Walking on that roof felt like walking on a minefield of brittle clay. As my boots crunched through the hairline fractures, I didn’t need to pull a single tile to know exactly what I’d find underneath. In the 115-degree heat of the Southwest desert, the underlayment had turned from a waterproof barrier into something resembling burnt parchment. This is the reality I see every week: homeowners who spent thirty thousand dollars on a ‘forever’ roof only to find their living room ceiling sagging three years later. The problem wasn’t the tile; it was the quote they signed. In 2026, the gap between a high-performance installation and a ‘trunk slammer’ special has never been wider. If you are looking at a bid from local roofers right now, you aren’t just buying materials; you are buying a physics experiment. If the variables are wrong, the experiment fails, and your attic pays the price.

“The roof shall be covered with materials that are compatible with the environment and the slope of the roof deck, ensuring that underlayment provides the primary moisture barrier in tile systems.” – International Residential Code (IRC) R905.3

1. The Underlayment Bait-and-Switch

The biggest red flag in any tile roof quote is a vague description of the underlayment. In our desert climate, the tile is just the ‘UV shield.’ The real roof is the black stuff underneath. If a contractor quotes ‘standard felt’ or a single layer of 30lb paper, they are setting you up for failure. By 2026, the thermal expansion and contraction of concrete tiles—a process called thermal shock—will shred cheap felt within a few seasons. You need to see specific mentions of high-temp self-adhering modified bitumen or premium synthetic underlayment. If they aren’t avoiding basic underlayment mistakes, they aren’t a pro. A quote that doesn’t specify the poundage or the brand of the barrier is a quote designed to hide a cheap margin.

2. Reusing Old Flashing to ‘Save Costs’

I’ve seen ‘reputable’ local roofers try to save a buck by leaving the old lead or galvanized valley flashings in place. This is a death sentence for a new roof. Metal fatigues. It corrodes at the nail penetrations. If your quote says ‘inspect and reuse flashing where possible,’ cross it out. You want a full replacement of all penetrations, including the ‘cricket’—that small peak behind your chimney that diverts water. Without a new cricket, water will pool, find a shiner (a missed nail poking through the deck), and start the slow rot of your plywood. Proper flashing is the difference between a 50-year roof and a 5-year headache.
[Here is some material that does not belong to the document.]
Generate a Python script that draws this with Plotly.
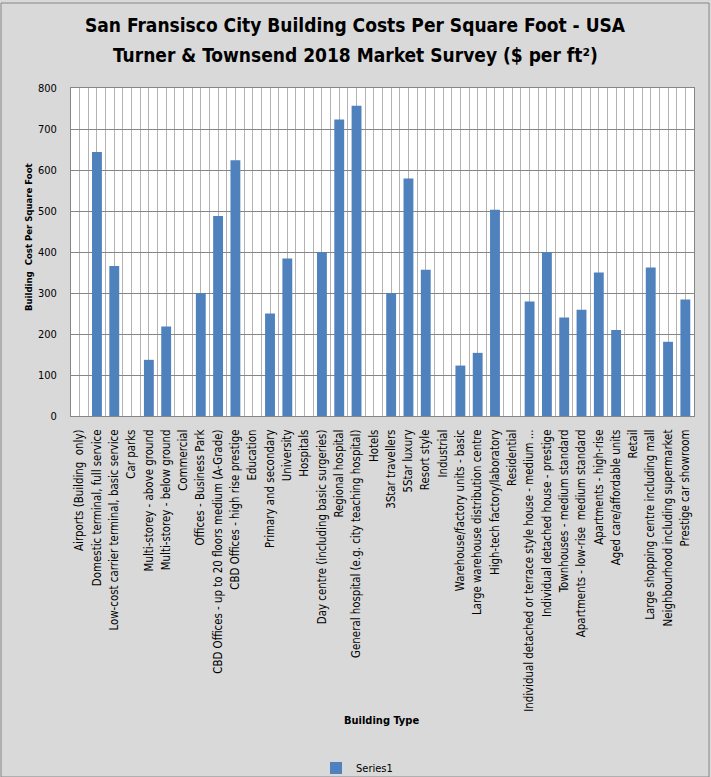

3. The Absence of Eave Closures and Bird Stops

In 2026, if a quote doesn’t mention bird stops or eave closures, the roofer is lazy. These are the small inserts that plug the gaps at the edge of your tiles. Without them, your roof becomes a high-end condominium for pigeons and bats. Their droppings are highly acidic and will eat through underlayment faster than the sun. Furthermore, these closures prevent wind-driven rain from being pushed up under the first course of tile. It is a small detail that costs a few hundred bucks but saves thousands in premature repair. If you are comparing low-cost tile roof quotes, this is often the first thing they cut.

4. ‘Headlap’ and the Physics of the Sideways Rain

Ask a roofer how much headlap they plan on. If they look at you like you have two heads, fire them. Headlap is the distance the top tile overlaps the tile below it. In areas prone to monsoon-style downpours, insufficient headlap allows for capillary action—where water is literally sucked upward between the tiles. A forensic investigation of a ‘mystery leak’ usually reveals tiles that were stretched too far apart to save money on the tile count. A professional quote will specify the ‘exposure’ of the tile to ensure the physics of water shedding actually works in your favor.

“A roof is only as good as its flashing and the integrity of its fasteners.” – Old Roofer’s Adage

5. The TPO Transition Trap

Many modern homes have ‘hybrid’ roofs where a steep tile section meets a flat patio or garage. Often, contractors will try to use asphalt products for these flat areas. In 2026, you should be looking for TPO roofing for any slope less than 2:12. However, the red flag is how they handle the transition. If the quote doesn’t detail the ‘tie-in’ where the tile overlaps the TPO, you are looking at a future waterfall inside your walls. These two materials expand at different rates. Without a proper transition strip and heavy-duty flashing, the seam will rip open within 24 months. I’ve seen TPO patches fail repeatedly because the roofer didn’t understand the chemistry of the bond.

6. Stainless vs. Galvanized: The Corrosion Clock

If you live anywhere near salt air or high-humidity pockets, galvanized nails are a mistake. A ‘red flag’ quote just says ‘nails.’ An expert quote says ‘stainless steel ring-shank nails.’ Why? Because when the tile shifts—and it will—you don’t want the fastener to snap. In the desert, the extreme heat cycles can actually back galvanized nails out of the wood, creating a ‘shiner’ that lifts the tile and lets the wind get underneath. If the roofer isn’t specifying the fastener type, they are likely using the cheapest box at the big-box store.

7. The ‘Lifetime’ Warranty Smoke Screen

Every trunk-slammer offers a ‘Lifetime Warranty’ in 2026. It’s a marketing gimmick. Read the fine print. Does it cover labor? Does it cover the underlayment failure, or just the ’tile’? Clay tiles technically last 100 years, so a ’tile warranty’ is worthless if the roof leaks underneath them. You want a quote that provides a clear, 10-year workmanship warranty backed by a company that has been around longer than the warranty period. If they are overcharging for a paper-thin warranty, you are being scammed. Check for common local roofer scams before signing anything. Real pros don’t need to hide behind ‘Lifetime’ labels; their material specs speak for themselves.